Operator surfaces (CLI/tools) — proposal

Commands (suggested)

  • openclaw-mem engine snapshot create --tag <tag> [--reason <text>] [--db-path <path>] [--snapshots-dir <path>]
  • openclaw-mem engine snapshot list [--json]
  • openclaw-mem engine snapshot checkout --tag <tag> [--set-config] [--restart-gateway]
  • openclaw-mem engine snapshot delete --tag <tag> --yes

(Exact wiring can be either in openclaw-mem python CLI, or a small TS tool inside the engine plugin; preference: python CLI for file ops + determinism.)

Receipt contract (v0)

All commands should return a stable, bounded JSON:

  • create receipt includes:
  • tag, createdAt, source dbPath, snapshot artifact path, file count/bytes (optional), rowCount (if cheap)
  • checkout receipt includes:
  • previous dbPath, new dbPath, whether config was updated, whether gateway restart was requested

No raw memory text.

Safety / constraints

  • Must validate tag names ([a-zA-Z0-9._-]{1,64}) and prevent path traversal.
  • Default posture: fail-closed for dangerous actions (delete, checkout with overwrite).
  • Snapshots are sensitive by default (can contain private memory).
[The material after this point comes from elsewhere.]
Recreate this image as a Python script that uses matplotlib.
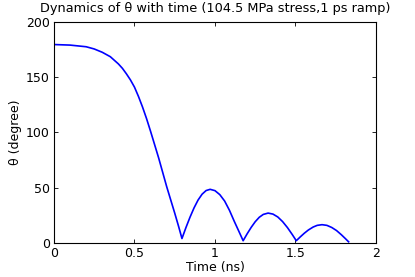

Never auto-publish.

Acceptance checklist (v0)

  • [ ] Create snapshot with tag; manifest written; receipt emitted.
  • [ ] List shows snapshots deterministically (by createdAt desc).
  • [ ] Checkout switches engine dbPath to the snapshot and the system remains functional.
  • [ ] Rollback instructions are one-screen copy/paste.
  • [ ] Basic tests cover tag validation + path traversal prevention.

Rollout plan

1) Ship CLI + tests (feature-flagged). 2) Document operator workflow: “before risky change → snapshot create”. 3) Add one optional cron reminder (weekly) to ensure snapshots dir exists + disk is healthy (silent on green).